A new program has been launched in the Central West to help rehydrate the region's landscape by 2030.
Launched by The Australian Landscape Science [TALS] Institute, the program will focus on a series of community-driven projects to restore farmlands and wetlands around Bathurst and Dubbo.
The program is being headed by TALS Institute founder Peter Andrews, an Order of Australia Medal recipient who has spent more than 40 years studying the principles of the Australian landscape.
Mr Andrews believes the key to restoring the Central West's natural landscape lies in concentrated revegetation.
"By using the right agricultural processes through a continuous use of plants, we can change the climate," he said.
"The Australian landscape once had the capability to function automatically, and the science is there to prove we can use our plants to create more rainfall."
Mr Andrews approach to landscape restoration is known as Natural Sequence Farming, and has been recognised by the United Nations as a sustainable agricultural practice.

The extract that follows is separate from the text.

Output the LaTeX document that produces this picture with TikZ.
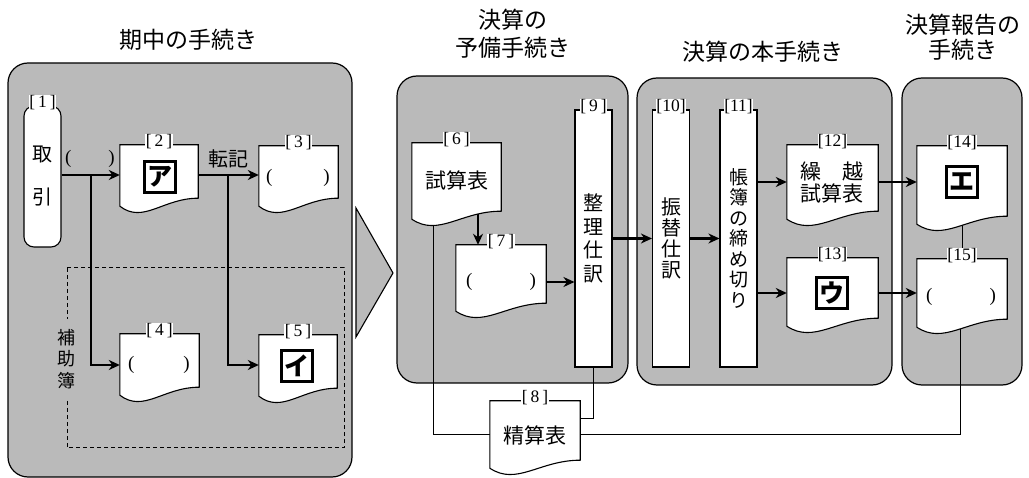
\documentclass[tikz,border=0pt]{standalone}
\usepackage{fontspec}
\setmainfont{Liberation Serif}
\newfontfamily\jp{Noto Sans CJK JP}
\usetikzlibrary{arrows.meta,calc}
\definecolor{panelgray}{RGB}{186,186,186}
\pgfdeclarelayer{back}\pgfdeclarelayer{lines}\pgfdeclarelayer{docs}
\pgfsetlayers{back,lines,docs,main}
\newcommand\drawdoc[1]{%
 \begin{pgfonlayer}{docs}
 \path[docline] let \p1=(#1.north west), \p2=(#1.south east), \n1={\x2-\x1} in
  (\p1) -- (\x2,\y1) -- (\p2) .. controls (\x1+0.55*\n1,\y2) and (\x1+0.3*\n1,\y2-26pt) .. (\x1,\y2-8pt) -- cycle;
 \end{pgfonlayer}}
\tikzset{
 panel/.style={draw, line width=1.2pt, fill=panelgray, rounded corners=20pt},
 docline/.style={draw, fill=white, line width=1.1pt},
 doc/.style 2 args={minimum width=#1, minimum height=#2, inner sep=0pt},
 tallbox/.style={draw, fill=white, line width=1.1pt, minimum width=37pt, minimum height=257pt, inner sep=0pt, align=center, font=\jp\fontsize{20}{23.5}\selectfont},
 num/.style={fill=white, inner sep=0.4pt, font=\fontsize{17.5}{17.5}\selectfont},
 arr/.style={line width=2.1pt, -{Stealth[length=11pt,width=10pt,inset=3.5pt]}},
 thinline/.style={line width=1pt},
 kbox/.style={draw, line width=2.6pt, minimum size=31pt, inner sep=0pt, font=\jp\bfseries\fontsize{25}{25}\selectfont},
 title/.style={font=\jp\fontsize{23}{28}\selectfont, align=center},
 jtext/.style={font=\jp\fontsize{21}{21}\selectfont, align=center},
 paren/.style={font=\fontsize{19}{19}\selectfont, inner sep=0pt},
}
\begin{document}
\begin{tikzpicture}[x=1pt,y=-1pt]
\useasboundingbox (0,0) rectangle (1029,478);
% panels
\begin{pgfonlayer}{back}
\path[panel] (8,63) rectangle (352,477);
\path[panel] (397,76) rectangle (628,383);
\path[panel] (637,78) rectangle (892,385);
\path[panel] (902,78) rectangle (1022,385);
\draw[line width=1.1pt, fill=panelgray] (356,208) -- (393,273) -- (356,337) -- cycle;
\end{pgfonlayer}
% titles
\node[title] (t1) at (188,40) {期中の手続き};
\node[title] (t2) at (513,34) {決算の\\予備手続き};
\node[title] (t3) at (763,52) {決算の本手続き};
\node[title, font=\jp\fontsize{23}{25}\selectfont] (t4) at (963,37.5) {決算報告の\\手続き};
% tall boxes
\node[tallbox, rounded corners=10pt, minimum height=141pt, font=\jp\fontsize{20}{43}\selectfont] (n1) at (42.5,176.5) {取\\引};
\node[tallbox] (n9) at (593.5,238.5) {整\\理\\仕\\訳};
\node[tallbox, font=\jp\fontsize{20}{21}\selectfont] (n10) at (671,238.5) {振\\替\\仕\\訳};
\node[tallbox, font=\jp\fontsize{19}{20.5}\selectfont] (n11) at (738.5,238.5) {帳\\簿\\の\\締\\め\\切\\り};
% documents
\node[doc={78}{53}] (n2) at (159,171.5) {};
\node[doc={79}{52}] (n3) at (298.5,172) {};
\node[doc={79}{53}] (n4) at (159.5,360.5) {};
\node[doc={78}{53}] (n5) at (298,361.5) {};
\node[doc={89}{68}] (n6) at (456.5,177) {};
\node[doc={90}{58}] (n7) at (501,274) {};
\node[doc={90}{59}] (n8) at (535,430.5) {};
\node[doc={91}{66}] (n12) at (832.5,178) {};
\node[doc={91}{60}] (n13) at (832.5,288) {};
\node[doc={90}{70}] (n14) at (962,181) {};
\node[doc={90}{60}] (n15) at (962,289) {};
\foreach \d in {n2,n3,n4,n5,n6,n7,n8,n12,n13,n14,n15}{\drawdoc{\d}}
% contents
\node[kbox] (k2) at (160,177) {ア};
\node[kbox] (k5) at (297,366) {イ};
\node[kbox] (k13) at (832,293) {ウ};
\node[kbox] (k14) at (962,182) {エ};
\node[paren] (p3) at (298,178) {(\hspace{51pt})};
\node[paren] (p4) at (159,365) {(\hspace{49pt})};
\node[paren] (p7) at (501,282) {(\hspace{57pt})};
\node[paren] (p15) at (961,297) {(\hspace{57pt})};
\node[paren] (p1) at (90,159) {(\hspace{37pt})};
\node[jtext, font=\jp\fontsize{20}{20}\selectfont] (tk) at (228,159) {転記};
\node[jtext] (x6) at (456.5,180) {試算表};
\node[jtext] (x8) at (535,435) {精算表};
\node[jtext, font=\jp\fontsize{21}{21.5}\selectfont] (x12) at (832,182.5) {繰　越\\試算表};
% labels
\foreach \n/\t in {n1/1,n2/2,n3/3,n4/4,n5/5,n6/6,n7/7,n8/8,n9/9}{
  \node[num] (l\n) at ([yshift=3pt]\n.north) {[\,\t\,]};}
\foreach \n/\t in {n10/10,n11/11,n12/12,n13/13,n14/14,n15/15}{
  \node[num] (l\n) at ([yshift=3pt]\n.north) {[\t]};}
% dashed sub-ledger frame
\begin{pgfonlayer}{lines}
\draw[dashed, line width=1pt, dash pattern=on 4pt off 3pt] (67,268) rectangle (344,448);
\end{pgfonlayer}
\node[fill=panelgray, inner sep=2pt, minimum height=80pt, font=\jp\fontsize{18}{21.5}\selectfont, align=center] (sub) at (66,359) {補\\助\\簿};
% arrows in period
\coordinate (b1) at (91,175);
\coordinate (b2) at (228,175);
\draw[arr] (n1.east |- b1) -- (n2.west |- b1);
\draw[arr] (b1) |- ($(n4.west)+(0,4.5)$);
\draw[arr] (n2.east |- b2) -- (n3.west |- b2);
\draw[arr] (b2) |- ($(n5.west)+(0,3.5)$);
% thin connectors
\coordinate (c68) at (433,0);
\coordinate (c67) at (478,0);
\begin{pgfonlayer}{lines}
\draw[thinline] (c68 |- n6.center) |- ($(n8.west)+(0,4.5)$);
\draw[thinline] (n9.south) |- ($(n8.east)+(0,-11.5)$);
\draw[thinline] ($(n8.center)+(0,4.5)$) -| ($(n15.center)+(-2,0)$);
\draw[thinline] (n14.center) -- (n15.center);
\draw[arr] (c67 |- n6.center) -- (c67 |- n7.north);
\end{pgfonlayer}
% arrows in closing
\coordinate (y7) at (0,282);
\coordinate (ya) at (0,182);
\coordinate (yb) at (0,293);
\draw[arr] (n7.east |- y7) -- (n9.west |- y7);
\draw[arr] (n9.east) -- (n10.west);
\draw[arr] (n10.east) -- (n11.west);
\draw[arr] (n11.east |- ya) -- (n12.west |- ya);
\draw[arr] (n11.east |- yb) -- (n13.west |- yb);
\draw[arr] (n12.east |- ya) -- (n14.west |- ya);
\draw[arr] (n13.east |- yb) -- (n15.west |- yb);
\end{tikzpicture}
\end{document}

The program has enlisted a board of directors, including Bathurst councillor John Fry and Dubbo councillor John Ryan.
Cr Fry said the program will cover key Macquarie River catchment areas and aim to provide reliable water solutions for the region's growing population.
"The state government is talking about dispersing Sydney's population into regional areas but to do this effectively, we need a sustainable water solution to cater for the growth," he said.

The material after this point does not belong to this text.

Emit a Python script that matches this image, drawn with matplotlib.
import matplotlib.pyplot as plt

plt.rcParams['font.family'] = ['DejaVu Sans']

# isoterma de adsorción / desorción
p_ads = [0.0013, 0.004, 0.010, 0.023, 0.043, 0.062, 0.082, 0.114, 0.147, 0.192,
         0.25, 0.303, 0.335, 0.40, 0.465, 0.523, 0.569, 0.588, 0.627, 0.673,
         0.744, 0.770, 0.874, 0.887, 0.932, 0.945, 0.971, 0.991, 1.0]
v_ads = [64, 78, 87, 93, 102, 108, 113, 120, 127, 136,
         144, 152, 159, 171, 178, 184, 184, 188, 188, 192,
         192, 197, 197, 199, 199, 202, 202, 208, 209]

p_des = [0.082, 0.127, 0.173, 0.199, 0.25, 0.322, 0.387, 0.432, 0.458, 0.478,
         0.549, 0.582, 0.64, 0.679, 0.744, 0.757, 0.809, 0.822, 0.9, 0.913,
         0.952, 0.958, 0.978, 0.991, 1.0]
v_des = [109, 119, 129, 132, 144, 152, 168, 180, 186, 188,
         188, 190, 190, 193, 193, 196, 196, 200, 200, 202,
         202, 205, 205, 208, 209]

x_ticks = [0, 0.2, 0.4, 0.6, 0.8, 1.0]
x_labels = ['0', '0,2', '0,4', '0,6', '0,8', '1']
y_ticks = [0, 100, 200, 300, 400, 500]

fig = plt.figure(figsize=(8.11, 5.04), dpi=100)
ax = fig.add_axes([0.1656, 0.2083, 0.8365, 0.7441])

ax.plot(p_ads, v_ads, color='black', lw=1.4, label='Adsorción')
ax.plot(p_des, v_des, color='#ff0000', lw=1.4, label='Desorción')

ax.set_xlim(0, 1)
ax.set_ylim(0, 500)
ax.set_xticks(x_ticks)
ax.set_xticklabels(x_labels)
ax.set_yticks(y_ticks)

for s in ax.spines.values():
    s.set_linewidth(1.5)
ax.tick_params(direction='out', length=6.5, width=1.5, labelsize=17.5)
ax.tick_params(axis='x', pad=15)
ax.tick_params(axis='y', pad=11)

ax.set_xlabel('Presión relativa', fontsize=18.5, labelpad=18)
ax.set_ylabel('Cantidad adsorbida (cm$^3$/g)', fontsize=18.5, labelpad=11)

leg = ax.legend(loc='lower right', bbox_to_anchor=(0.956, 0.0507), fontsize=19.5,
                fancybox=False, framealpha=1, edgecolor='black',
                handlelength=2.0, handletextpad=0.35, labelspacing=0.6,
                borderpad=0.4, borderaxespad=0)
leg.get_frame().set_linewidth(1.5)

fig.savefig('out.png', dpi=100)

"There's a finite amount of large dams you can build, and we're aiming to create a number of smaller dams to diffuse water into the soil to encourage plant growth."
Cr Fry introduced a notice of motion to Bathurst Regional Council in April calling for the adoption of smarter water strategies.
He said the program is a step in the right direction to solve the question concerning the future of Bathurst's water.
"We could start this work tomorrow and once the rain comes, the process will immediately kick into place," he said.
"The program is reliant on placing plants in the right place."
TALS Institute director Liana Di Stefano said their proposal has received the support of both Bathurst and Dubbo councils.
"Rain moves to where it's cooler, and plants play a vital role in cooling the landscape down," Ms Di Stefano said.
"The more we plough the land, the drier the ground becomes, and we need to fix the landscape before the region runs out of water."